Love and Loss
- Seeds For Thought
- Oct 30, 2019
- 3 min read
Updated: Nov 10, 2019

I met my first love right before my thirteenth birthday. He was sixteen. He had blue eyes, not the bright blue kind that have light dancing around in them, but the smoky blue kind, shrouded and troubled. And he had a set of creases in his forehead that bespoke a frame of mind associated with people at least three times his age. He lived with his grandmother. I never asked him why.
I didn’t consciously take in any of those details about him, but a part of me “understood.” My heart was split open and in some inexplicable way I became bound up in his life, though he didn’t even know it. The love-ache in my heart lasted for years. He had no idea I was waiting for him as he went away to serve in the military or that I was waiting as my tragic, brooding hero made his way through a failed marriage and divorce. I waited because I was smitten and I was treading the depths of first love, keeping my head above water, hoping he would rescue me from the sea of lovesickness. He did. I was almost sixteen when Richard came to me.
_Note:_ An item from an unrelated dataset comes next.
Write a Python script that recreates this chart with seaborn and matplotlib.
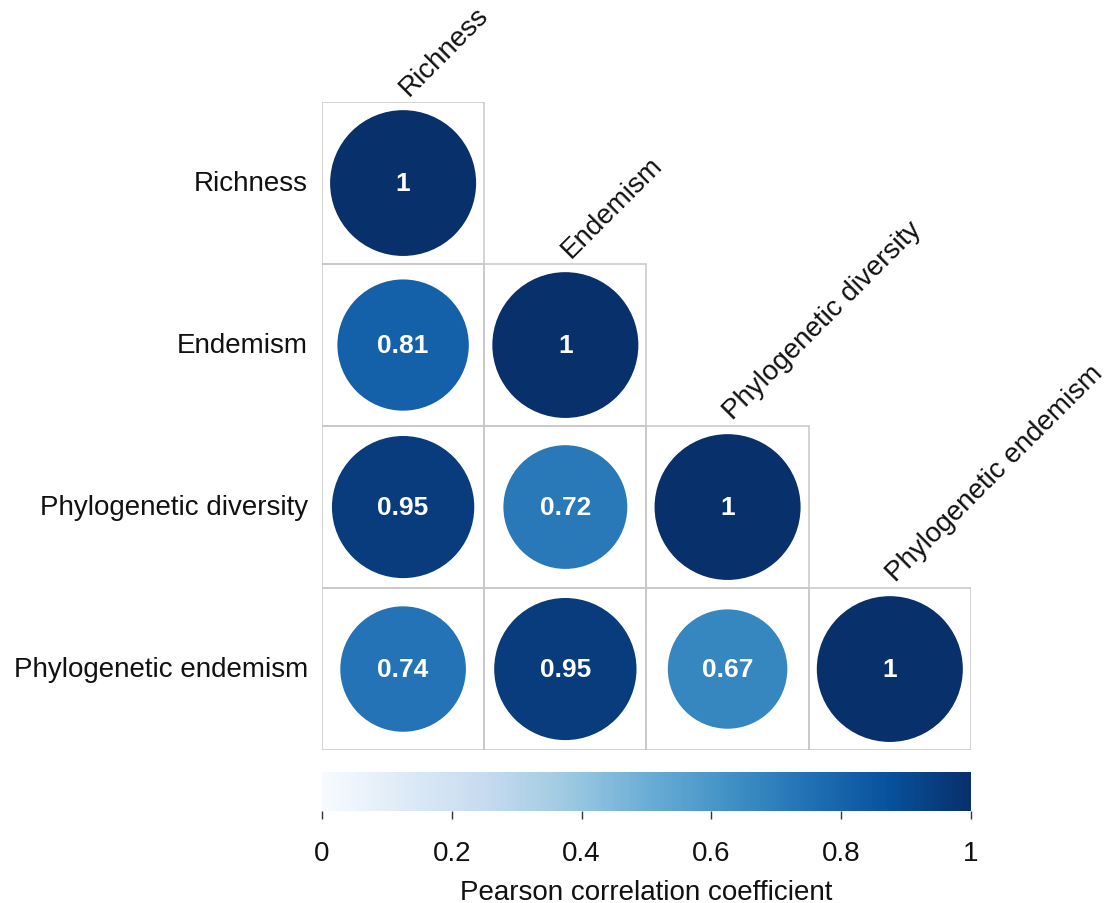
import numpy as np
import matplotlib
matplotlib.use("Agg")
import matplotlib.pyplot as plt
from matplotlib.colors import ListedColormap, Normalize
from matplotlib.cm import ScalarMappable
from matplotlib.patches import Circle, Rectangle
import seaborn as sns

# Variables and their pairwise Pearson correlations (lower triangle incl. diagonal)
variables = ["Richness", "Endemism", "Phylogenetic diversity", "Phylogenetic endemism"]
row_richness = [1.00, np.nan, np.nan, np.nan]
row_endemism = [0.81, 1.00, np.nan, np.nan]
row_pd = [0.95, 0.72, 1.00, np.nan]
row_pe = [0.74, 0.95, 0.67, 1.00]
cbar_ticks = [0, 0.2, 0.4, 0.6, 0.8, 1]
cbar_ticklabels = ["0", "0.2", "0.4", "0.6", "0.8", "1"]
cbar_title = "Pearson correlation coefficient"

corr = np.array([row_richness, row_endemism, row_pd, row_pe])
n = len(variables)
mask = np.isnan(corr)
labels = np.array([["" if np.isnan(v) else f"{v:g}" for v in row] for row in corr])

sns.set_style("white")
plt.rcParams["font.family"] = ["Liberation Sans", "DejaVu Sans"]

cmap = plt.get_cmap("Blues")
norm = Normalize(vmin=0, vmax=1)

fig = plt.figure(figsize=(11.08, 9.04), dpi=100)
ax = fig.add_axes([0.2906, 0.1692, 0.5857, 0.7168])

# Blank white heatmap carries the row labels and the value annotations
sns.heatmap(
    np.where(mask, np.nan, 0.0), mask=mask, ax=ax,
    cmap=ListedColormap(["white"]), vmin=0, vmax=1, cbar=False,
    linewidths=0,
    annot=labels, fmt="",
    annot_kws={"color": "white", "fontsize": 19, "fontweight": "bold"},
    xticklabels=False, yticklabels=variables, square=False,
)
ax.set_xlim(0, n)
ax.set_ylim(n, 0)

# Cell borders and circles (area proportional to |r|, coloured by r)
for i in range(n):
    for j in range(i + 1):
        r = corr[i, j]
        ax.add_patch(Rectangle((j, i), 1, 1, facecolor="none",
                               edgecolor="#c8c8c8", linewidth=1.1, zorder=1.5))
        ax.add_patch(Circle((j + 0.5, i + 0.5), 0.45 * np.sqrt(abs(r)),
                            facecolor=cmap(norm(r)), edgecolor="none", zorder=2))
for t in ax.texts:
    t.set_zorder(4)

ax.tick_params(axis="y", length=0, pad=10, labelsize=20, labelcolor="#111111",
               labelrotation=0)
for spine in ax.spines.values():
    spine.set_visible(False)

# Column labels placed diagonally above each diagonal cell
for j, name in enumerate(variables):
    ax.text(j + 0.56, j - 0.01, name, rotation=45, rotation_mode="anchor",
            ha="left", va="bottom", fontsize=20, color="#111111")

# Horizontal colour bar
cax = fig.add_axes([0.2906, 0.1018, 0.5857, 0.0431])
cb = fig.colorbar(ScalarMappable(norm=norm, cmap=cmap), cax=cax,
                  orientation="horizontal", ticks=cbar_ticks)
cb.outline.set_visible(False)
cb.ax.set_xticklabels(cbar_ticklabels)
cb.ax.tick_params(length=6, width=1, color="#333333", pad=15, labelsize=20,
                  labelcolor="#111111")
cb.set_label(cbar_title, fontsize=20, color="#111111", labelpad=9)

fig.savefig("out.png", dpi=100)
We love stories of first love’s romance, they are fuel to our emotional engines. But there are stories of other first loves that can be just as enthralling; passionate love of a dream or a calling, an innovative idea that consumes us, even a place or an experience that captures our hearts. We feel so deeply; we long for and desire so intensely.
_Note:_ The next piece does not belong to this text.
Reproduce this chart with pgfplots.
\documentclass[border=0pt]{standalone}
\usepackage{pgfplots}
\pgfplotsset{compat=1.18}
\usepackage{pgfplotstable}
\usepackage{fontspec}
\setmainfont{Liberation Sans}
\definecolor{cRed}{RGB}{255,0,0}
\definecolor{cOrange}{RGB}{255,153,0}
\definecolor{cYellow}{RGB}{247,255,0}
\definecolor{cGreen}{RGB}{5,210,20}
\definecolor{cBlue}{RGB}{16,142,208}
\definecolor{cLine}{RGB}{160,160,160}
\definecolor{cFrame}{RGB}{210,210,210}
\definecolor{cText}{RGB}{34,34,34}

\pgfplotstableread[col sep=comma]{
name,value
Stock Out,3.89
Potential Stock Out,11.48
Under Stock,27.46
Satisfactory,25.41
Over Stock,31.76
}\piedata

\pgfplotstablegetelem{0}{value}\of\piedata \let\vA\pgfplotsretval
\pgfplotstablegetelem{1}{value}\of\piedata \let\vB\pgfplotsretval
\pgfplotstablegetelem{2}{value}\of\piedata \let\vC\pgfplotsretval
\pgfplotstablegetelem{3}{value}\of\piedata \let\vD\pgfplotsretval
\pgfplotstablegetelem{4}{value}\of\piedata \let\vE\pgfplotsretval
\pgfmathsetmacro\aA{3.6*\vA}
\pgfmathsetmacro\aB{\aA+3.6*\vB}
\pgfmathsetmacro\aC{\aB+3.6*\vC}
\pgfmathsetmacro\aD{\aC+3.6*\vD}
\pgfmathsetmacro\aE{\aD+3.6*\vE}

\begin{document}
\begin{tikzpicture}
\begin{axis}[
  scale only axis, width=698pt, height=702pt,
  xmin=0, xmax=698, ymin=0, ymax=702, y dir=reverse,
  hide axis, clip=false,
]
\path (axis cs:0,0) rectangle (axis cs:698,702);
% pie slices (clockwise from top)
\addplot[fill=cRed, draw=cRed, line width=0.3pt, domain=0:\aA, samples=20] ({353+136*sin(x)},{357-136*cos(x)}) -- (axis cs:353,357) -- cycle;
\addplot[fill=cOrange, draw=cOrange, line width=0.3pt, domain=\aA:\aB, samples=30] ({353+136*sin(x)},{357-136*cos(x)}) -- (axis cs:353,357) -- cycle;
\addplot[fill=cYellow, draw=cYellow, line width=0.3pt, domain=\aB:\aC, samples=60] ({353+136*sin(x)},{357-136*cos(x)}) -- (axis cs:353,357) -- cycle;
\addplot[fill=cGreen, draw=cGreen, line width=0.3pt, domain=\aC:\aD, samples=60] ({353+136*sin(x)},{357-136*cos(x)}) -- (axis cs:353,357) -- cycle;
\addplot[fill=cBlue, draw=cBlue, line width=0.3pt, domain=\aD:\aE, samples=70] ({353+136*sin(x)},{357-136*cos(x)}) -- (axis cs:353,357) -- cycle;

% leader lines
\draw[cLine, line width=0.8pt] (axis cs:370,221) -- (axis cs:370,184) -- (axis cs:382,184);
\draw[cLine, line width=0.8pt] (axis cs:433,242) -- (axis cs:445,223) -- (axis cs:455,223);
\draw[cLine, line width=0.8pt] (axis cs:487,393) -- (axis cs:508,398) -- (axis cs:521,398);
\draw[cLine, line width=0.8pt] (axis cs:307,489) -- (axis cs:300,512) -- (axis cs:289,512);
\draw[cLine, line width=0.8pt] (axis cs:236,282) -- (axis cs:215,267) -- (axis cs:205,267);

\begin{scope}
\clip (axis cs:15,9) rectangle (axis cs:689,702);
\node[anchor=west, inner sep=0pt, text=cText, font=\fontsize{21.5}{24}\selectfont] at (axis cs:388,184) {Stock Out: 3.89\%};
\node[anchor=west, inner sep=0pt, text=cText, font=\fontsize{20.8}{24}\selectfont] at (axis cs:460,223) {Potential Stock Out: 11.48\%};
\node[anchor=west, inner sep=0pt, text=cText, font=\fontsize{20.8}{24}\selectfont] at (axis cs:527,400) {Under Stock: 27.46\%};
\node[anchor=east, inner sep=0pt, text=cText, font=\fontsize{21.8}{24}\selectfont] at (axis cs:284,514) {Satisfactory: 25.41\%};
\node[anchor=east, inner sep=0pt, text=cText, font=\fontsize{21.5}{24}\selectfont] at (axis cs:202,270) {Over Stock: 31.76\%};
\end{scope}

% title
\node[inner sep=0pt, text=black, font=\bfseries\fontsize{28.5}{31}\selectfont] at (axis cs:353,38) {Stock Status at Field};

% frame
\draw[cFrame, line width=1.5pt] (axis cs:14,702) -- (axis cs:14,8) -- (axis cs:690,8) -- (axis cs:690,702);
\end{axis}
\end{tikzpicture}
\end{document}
There is no love without desire and there is no desire without the possibility of loss. Loss brings pain. I lost a dream once. It took ten years to recover, but that’s a story for another time.
We have always wrestled with questions of loss, pain and suffering. How can we possibly reconcile the beauty of life’s possibilities with the wasting sorrow of loss?
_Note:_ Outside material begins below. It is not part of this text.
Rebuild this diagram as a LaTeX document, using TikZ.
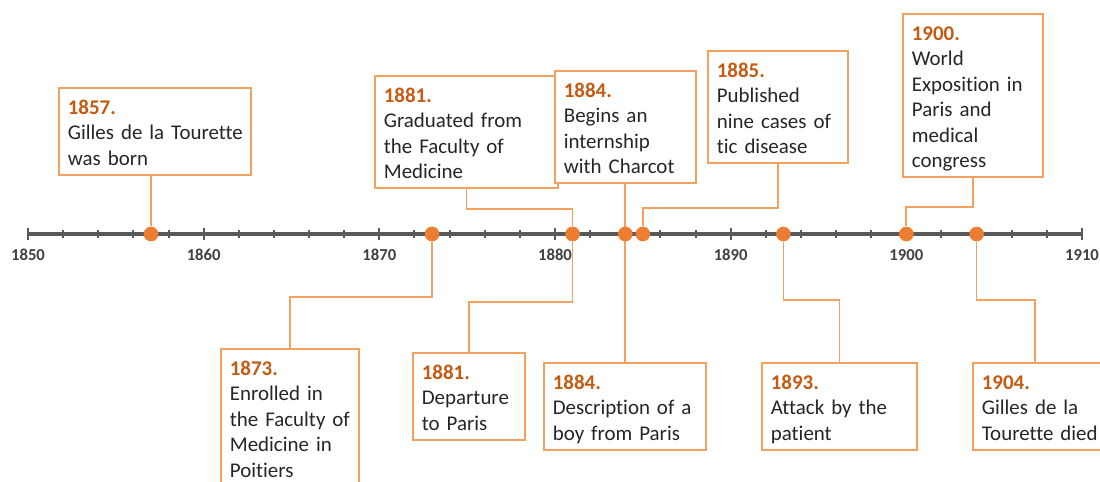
\documentclass[tikz,border=0pt]{standalone}
\usepackage{fontspec}
\setmainfont{Carlito}[Ligatures=NoCommon]
\usetikzlibrary{backgrounds,calc}
\definecolor{boxor}{HTML}{F4A160}
\definecolor{lineor}{HTML}{F4A160}
\definecolor{dotor}{HTML}{ED7D31}
\definecolor{yearor}{HTML}{C55A11}
\definecolor{axisg}{HTML}{595959}
\definecolor{lblg}{HTML}{404040}
\definecolor{txtc}{HTML}{262626}
\newcommand\yrl[1]{\mbox{\bfseries\color{yearor}#1}}
\newcommand\evl[1]{\mbox{#1}}
\begin{document}
\begin{tikzpicture}[x=0.75pt,y=-0.75pt,
  evbox/.style={draw=boxor, line width=1.3pt, fill=white, anchor=north west,
    inner xsep=6.75pt, inner ysep=0pt, text width=#1, align=left, text=txtc,
    font=\fontsize{15.7}{19.1}\selectfont,
    execute at begin node={\rule{0pt}{19.8pt}},
    execute at end node={\rule[-7.2pt]{0pt}{0pt}}},
  dotnode/.style={circle, fill=dotor, inner sep=0pt, minimum size=11pt},
  conn/.style={draw=lineor, line width=1.3pt},
  axisline/.style={draw=axisg, line width=2.3pt},
  tickmark/.style={draw=axisg, line width=1.5pt},
  yearlbl/.style={text=lblg, font=\fontsize{12.5}{14}\selectfont\bfseries},
  declare function={yx(\t)=28+(\t-1850)*17.567;}
]
\useasboundingbox (0,0) rectangle (1100,482);
\clip (0,0) rectangle (1100,482);

% event boxes
\node[evbox=130.5pt] (b57) at (58,87) {\yrl{1857.}\\\evl{Gilles de la Tourette}\\\evl{was born}};
\node[evbox=123.75pt] (b81t) at (374,75) {\yrl{1881.}\\\evl{Graduated from}\\\evl{the Faculty of}\\\evl{Medicine}};
\node[evbox=92.25pt] (b84t) at (554,70) {\yrl{1884.}\\\evl{Begins an}\\\evl{internship}\\\evl{with Charcot}};
\node[evbox=91.5pt] (b85) at (707,50) {\yrl{1885.}\\\evl{Published}\\\evl{nine cases of}\\\evl{tic disease}};
\node[evbox=91.5pt] (b00) at (902,13) {\yrl{1900.}\\\evl{World}\\\evl{Exposition in}\\\evl{Paris and}\\\evl{medical}\\\evl{congress}};
\node[evbox=90pt] (b73) at (220,348) {\yrl{1873.}\\\evl{Enrolled in}\\\evl{the Faculty of}\\\evl{Medicine in}\\\evl{Poitiers}};
\node[evbox=70.5pt] (b81b) at (412,352) {\yrl{1881.}\\\evl{Departure}\\\evl{to Paris}};
\node[evbox=108pt] (b84b) at (543,362) {\yrl{1884.}\\\evl{Description of a}\\\evl{boy from Paris}};
\node[evbox=102.75pt] (b93) at (761,362) {\yrl{1893.}\\\evl{Attack by the}\\\evl{patient}};
\node[evbox=91.5pt] (b04) at (972,362) {\yrl{1904.}\\\evl{Gilles de la}\\\evl{Tourette died}};

% dots
\foreach \n/\t in {57/1857,73/1873,81/1881,84/1884,85/1885,93/1893,00/1900,04/1904}
  \node[dotnode] (d\n) at ({yx(\t)},234) {};

\begin{pgfonlayer}{background}
  % axis
  \path[axisline] ({yx(1850)},234) -- ({yx(1910)},234);
  \foreach \t in {1852,1854,...,1908}
    \path[tickmark] ({yx(\t)},230) -- ({yx(\t)},238);
  \foreach \t in {1850,1860,...,1910} {
    \path[tickmark] ({yx(\t)},228) -- ({yx(\t)},240);
    \node[yearlbl] at ({yx(\t)},255) {\t};
  }
  % connectors
  \path[conn] (d57 |- b57.south) -- (d57);
  \path[conn] (b81t.south) -- (b81t.south |- 0,209) -| (d81);
  \path[conn] (d84 |- b84t.south) -- (d84 |- b84b.north);
  \path[conn] (b85.south) -- (b85.south |- 0,208) -| (d85);
  \path[conn] (b00.south) -- (b00.south |- 0,207) -| (d00);
  \path[conn] (d73) -- (d73 |- 0,297) -| (b73.north);
  \path[conn] (d81) -- (d81 |- 0,302) -| (b81b.north);
  \path[conn] (d93) -- (d93 |- 0,300) -| (b93.north);
  \path[conn] (d04) -- (d04 |- 0,300) -| ($(b04.north west)+(63,0)$);
\end{pgfonlayer}
\end{tikzpicture}
\end{document}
We have always had cycles and rhythms and seasons: a time to live, a time to die, a time to gather, a time to cast away. We have always had conflicting energies in the world, juxtapositions, points and counterpoints. I understand all of that intellectually. It’s the wounded heart I’m concerned with. When we have loved with all our might, believed with all our strength, held on for all we’re worth and then the fall – what then? What does the path forward look like; is it loveless, fearful of risk?
Love is at the heart of everything. It can’t be wrong to love. That will not change. What then? Maybe another look at love and its passion, another look at what love means; love in the world, in me, through me and to me. Love’s wine takes time to age, especially the unselfish part, the letting go part. It’s the young self that demands that the world make sense; that pines for an answer as though that will somehow alleviate the pain.
Sometimes when we do and should ask questions, we end up asking the wrong questions, the yes or no kind, or the equivalent, the ones that fit nicely into our box. Those are the easy questions to ask. In asking them we can justify our rage at the pat answers that present themselves. It takes patience and courage to wrestle an untested question “down to the mat,” to be willing and even hungry for the unorthodox answers that may come. It takes bravery to cross the threshold of the unknown.
What answers have not yet been seen, heard or spoke out loud because they are waiting for a brave champion to ask the hard questions?